- _TASK DIRECTIONS_
Reproduce all the lines exactly as they stand, apart from the pictures.
— START DATA PROVIDED —
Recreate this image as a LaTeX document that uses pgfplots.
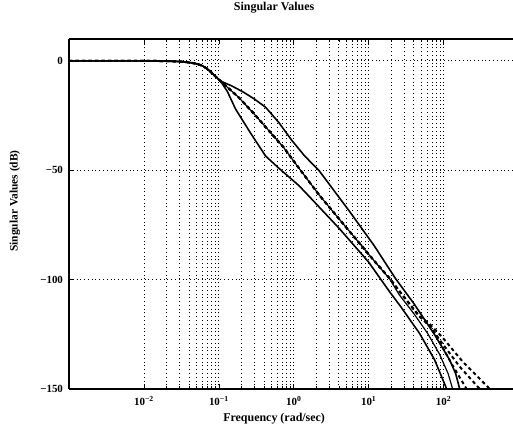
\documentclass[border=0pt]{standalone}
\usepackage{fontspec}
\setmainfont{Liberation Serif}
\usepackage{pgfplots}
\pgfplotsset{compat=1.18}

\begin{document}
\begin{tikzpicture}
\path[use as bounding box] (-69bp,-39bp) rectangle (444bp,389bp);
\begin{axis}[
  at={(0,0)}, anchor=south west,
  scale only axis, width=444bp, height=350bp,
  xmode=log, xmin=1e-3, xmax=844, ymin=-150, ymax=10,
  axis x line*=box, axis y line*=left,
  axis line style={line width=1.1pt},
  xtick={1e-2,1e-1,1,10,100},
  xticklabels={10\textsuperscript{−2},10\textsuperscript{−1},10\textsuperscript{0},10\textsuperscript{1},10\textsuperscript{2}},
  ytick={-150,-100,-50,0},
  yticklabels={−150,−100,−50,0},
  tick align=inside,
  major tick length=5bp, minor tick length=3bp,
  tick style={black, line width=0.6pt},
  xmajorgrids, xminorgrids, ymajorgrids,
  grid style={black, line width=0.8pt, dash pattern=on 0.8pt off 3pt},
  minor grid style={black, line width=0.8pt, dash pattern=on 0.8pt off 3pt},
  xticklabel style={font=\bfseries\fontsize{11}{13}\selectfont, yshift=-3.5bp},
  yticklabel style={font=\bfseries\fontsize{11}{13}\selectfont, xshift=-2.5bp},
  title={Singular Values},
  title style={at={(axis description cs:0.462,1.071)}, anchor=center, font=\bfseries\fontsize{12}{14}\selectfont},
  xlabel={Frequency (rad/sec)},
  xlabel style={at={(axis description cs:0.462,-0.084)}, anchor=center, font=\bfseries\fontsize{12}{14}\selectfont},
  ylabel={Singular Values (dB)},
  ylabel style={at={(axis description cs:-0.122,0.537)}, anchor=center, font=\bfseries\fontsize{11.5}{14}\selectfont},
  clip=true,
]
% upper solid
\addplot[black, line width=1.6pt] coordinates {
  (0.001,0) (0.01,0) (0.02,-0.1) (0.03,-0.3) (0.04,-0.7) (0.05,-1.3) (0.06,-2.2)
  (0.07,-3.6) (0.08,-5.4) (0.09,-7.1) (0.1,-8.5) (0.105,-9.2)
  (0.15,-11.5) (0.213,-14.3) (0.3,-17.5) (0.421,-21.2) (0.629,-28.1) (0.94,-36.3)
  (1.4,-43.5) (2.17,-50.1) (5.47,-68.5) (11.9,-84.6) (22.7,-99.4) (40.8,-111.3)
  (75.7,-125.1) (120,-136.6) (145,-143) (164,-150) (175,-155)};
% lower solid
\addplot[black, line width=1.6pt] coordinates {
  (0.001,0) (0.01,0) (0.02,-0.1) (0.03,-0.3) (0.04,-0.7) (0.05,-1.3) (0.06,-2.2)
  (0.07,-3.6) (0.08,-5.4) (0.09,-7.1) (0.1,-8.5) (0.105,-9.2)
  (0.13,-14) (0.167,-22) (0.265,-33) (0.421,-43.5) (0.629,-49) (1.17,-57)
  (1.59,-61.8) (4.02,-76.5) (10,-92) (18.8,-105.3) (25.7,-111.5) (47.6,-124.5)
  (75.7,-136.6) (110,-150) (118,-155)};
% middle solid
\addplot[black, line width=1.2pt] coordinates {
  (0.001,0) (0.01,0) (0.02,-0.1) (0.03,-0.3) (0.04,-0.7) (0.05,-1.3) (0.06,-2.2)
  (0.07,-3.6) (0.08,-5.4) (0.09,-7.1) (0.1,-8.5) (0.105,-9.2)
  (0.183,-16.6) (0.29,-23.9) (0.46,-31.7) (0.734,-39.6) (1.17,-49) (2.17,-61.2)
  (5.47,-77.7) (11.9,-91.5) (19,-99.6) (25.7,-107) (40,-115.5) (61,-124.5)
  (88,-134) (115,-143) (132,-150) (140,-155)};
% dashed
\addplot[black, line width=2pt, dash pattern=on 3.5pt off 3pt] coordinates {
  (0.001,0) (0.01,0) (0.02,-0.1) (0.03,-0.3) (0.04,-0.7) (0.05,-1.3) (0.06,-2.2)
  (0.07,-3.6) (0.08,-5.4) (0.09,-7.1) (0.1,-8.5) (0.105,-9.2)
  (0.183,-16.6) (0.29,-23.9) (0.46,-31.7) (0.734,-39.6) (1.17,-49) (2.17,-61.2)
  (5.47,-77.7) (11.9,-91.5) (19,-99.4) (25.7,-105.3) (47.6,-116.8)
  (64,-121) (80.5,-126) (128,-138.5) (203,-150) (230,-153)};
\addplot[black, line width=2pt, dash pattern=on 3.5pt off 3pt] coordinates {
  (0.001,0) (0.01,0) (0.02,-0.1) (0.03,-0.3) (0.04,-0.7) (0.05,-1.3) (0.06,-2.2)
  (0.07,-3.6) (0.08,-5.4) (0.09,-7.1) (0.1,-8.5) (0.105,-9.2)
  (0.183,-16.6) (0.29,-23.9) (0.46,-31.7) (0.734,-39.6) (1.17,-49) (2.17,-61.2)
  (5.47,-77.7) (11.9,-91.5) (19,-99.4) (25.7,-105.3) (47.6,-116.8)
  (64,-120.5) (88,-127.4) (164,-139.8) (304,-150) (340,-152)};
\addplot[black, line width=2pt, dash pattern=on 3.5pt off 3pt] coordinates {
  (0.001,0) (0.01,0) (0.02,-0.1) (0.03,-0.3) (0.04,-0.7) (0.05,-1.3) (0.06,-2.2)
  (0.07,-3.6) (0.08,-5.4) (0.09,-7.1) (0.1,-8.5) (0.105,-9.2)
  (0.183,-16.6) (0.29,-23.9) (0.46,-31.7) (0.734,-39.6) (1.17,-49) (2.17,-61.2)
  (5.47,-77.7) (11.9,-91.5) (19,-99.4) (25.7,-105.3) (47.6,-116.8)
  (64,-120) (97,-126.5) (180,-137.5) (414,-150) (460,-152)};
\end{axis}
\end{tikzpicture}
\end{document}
— END DATA PROVIDED —
- _RESULT FOR THIS EXERCISE_
Recreate this image as a LaTeX document that uses pgfplots.
\documentclass[border=0pt]{standalone}
\usepackage{fontspec}
\setmainfont{Liberation Serif}
\usepackage{pgfplots}
\pgfplotsset{compat=1.18}

\begin{document}
\begin{tikzpicture}
\path[use as bounding box] (-69bp,-39bp) rectangle (444bp,389bp);
\begin{axis}[
  at={(0,0)}, anchor=south west,
  scale only axis, width=444bp, height=350bp,
  xmode=log, xmin=1e-3, xmax=844, ymin=-150, ymax=10,
  axis x line*=box, axis y line*=left,
  axis line style={line width=1.1pt},
  xtick={1e-2,1e-1,1,10,100},
  xticklabels={10\textsuperscript{−2},10\textsuperscript{−1},10\textsuperscript{0},10\textsuperscript{1},10\textsuperscript{2}},
  ytick={-150,-100,-50,0},
  yticklabels={−150,−100,−50,0},
  tick align=inside,
  major tick length=5bp, minor tick length=3bp,
  tick style={black, line width=0.6pt},
  xmajorgrids, xminorgrids, ymajorgrids,
  grid style={black, line width=0.8pt, dash pattern=on 0.8pt off 3pt},
  minor grid style={black, line width=0.8pt, dash pattern=on 0.8pt off 3pt},
  xticklabel style={font=\bfseries\fontsize{11}{13}\selectfont, yshift=-3.5bp},
  yticklabel style={font=\bfseries\fontsize{11}{13}\selectfont, xshift=-2.5bp},
  title={Singular Values},
  title style={at={(axis description cs:0.462,1.071)}, anchor=center, font=\bfseries\fontsize{12}{14}\selectfont},
  xlabel={Frequency (rad/sec)},
  xlabel style={at={(axis description cs:0.462,-0.084)}, anchor=center, font=\bfseries\fontsize{12}{14}\selectfont},
  ylabel={Singular Values (dB)},
  ylabel style={at={(axis description cs:-0.122,0.537)}, anchor=center, font=\bfseries\fontsize{11.5}{14}\selectfont},
  clip=true,
]
% upper solid
\addplot[black, line width=1.6pt] coordinates {
  (0.001,0) (0.01,0) (0.02,-0.1) (0.03,-0.3) (0.04,-0.7) (0.05,-1.3) (0.06,-2.2)
  (0.07,-3.6) (0.08,-5.4) (0.09,-7.1) (0.1,-8.5) (0.105,-9.2)
  (0.15,-11.5) (0.213,-14.3) (0.3,-17.5) (0.421,-21.2) (0.629,-28.1) (0.94,-36.3)
  (1.4,-43.5) (2.17,-50.1) (5.47,-68.5) (11.9,-84.6) (22.7,-99.4) (40.8,-111.3)
  (75.7,-125.1) (120,-136.6) (145,-143) (164,-150) (175,-155)};
% lower solid
\addplot[black, line width=1.6pt] coordinates {
  (0.001,0) (0.01,0) (0.02,-0.1) (0.03,-0.3) (0.04,-0.7) (0.05,-1.3) (0.06,-2.2)
  (0.07,-3.6) (0.08,-5.4) (0.09,-7.1) (0.1,-8.5) (0.105,-9.2)
  (0.13,-14) (0.167,-22) (0.265,-33) (0.421,-43.5) (0.629,-49) (1.17,-57)
  (1.59,-61.8) (4.02,-76.5) (10,-92) (18.8,-105.3) (25.7,-111.5) (47.6,-124.5)
  (75.7,-136.6) (110,-150) (118,-155)};
% middle solid
\addplot[black, line width=1.2pt] coordinates {
  (0.001,0) (0.01,0) (0.02,-0.1) (0.03,-0.3) (0.04,-0.7) (0.05,-1.3) (0.06,-2.2)
  (0.07,-3.6) (0.08,-5.4) (0.09,-7.1) (0.1,-8.5) (0.105,-9.2)
  (0.183,-16.6) (0.29,-23.9) (0.46,-31.7) (0.734,-39.6) (1.17,-49) (2.17,-61.2)
  (5.47,-77.7) (11.9,-91.5) (19,-99.6) (25.7,-107) (40,-115.5) (61,-124.5)
  (88,-134) (115,-143) (132,-150) (140,-155)};
% dashed
\addplot[black, line width=2pt, dash pattern=on 3.5pt off 3pt] coordinates {
  (0.001,0) (0.01,0) (0.02,-0.1) (0.03,-0.3) (0.04,-0.7) (0.05,-1.3) (0.06,-2.2)
  (0.07,-3.6) (0.08,-5.4) (0.09,-7.1) (0.1,-8.5) (0.105,-9.2)
  (0.183,-16.6) (0.29,-23.9) (0.46,-31.7) (0.734,-39.6) (1.17,-49) (2.17,-61.2)
  (5.47,-77.7) (11.9,-91.5) (19,-99.4) (25.7,-105.3) (47.6,-116.8)
  (64,-121) (80.5,-126) (128,-138.5) (203,-150) (230,-153)};
\addplot[black, line width=2pt, dash pattern=on 3.5pt off 3pt] coordinates {
  (0.001,0) (0.01,0) (0.02,-0.1) (0.03,-0.3) (0.04,-0.7) (0.05,-1.3) (0.06,-2.2)
  (0.07,-3.6) (0.08,-5.4) (0.09,-7.1) (0.1,-8.5) (0.105,-9.2)
  (0.183,-16.6) (0.29,-23.9) (0.46,-31.7) (0.734,-39.6) (1.17,-49) (2.17,-61.2)
  (5.47,-77.7) (11.9,-91.5) (19,-99.4) (25.7,-105.3) (47.6,-116.8)
  (64,-120.5) (88,-127.4) (164,-139.8) (304,-150) (340,-152)};
\addplot[black, line width=2pt, dash pattern=on 3.5pt off 3pt] coordinates {
  (0.001,0) (0.01,0) (0.02,-0.1) (0.03,-0.3) (0.04,-0.7) (0.05,-1.3) (0.06,-2.2)
  (0.07,-3.6) (0.08,-5.4) (0.09,-7.1) (0.1,-8.5) (0.105,-9.2)
  (0.183,-16.6) (0.29,-23.9) (0.46,-31.7) (0.734,-39.6) (1.17,-49) (2.17,-61.2)
  (5.47,-77.7) (11.9,-91.5) (19,-99.4) (25.7,-105.3) (47.6,-116.8)
  (64,-120) (97,-126.5) (180,-137.5) (414,-150) (460,-152)};
\end{axis}
\end{tikzpicture}
\end{document}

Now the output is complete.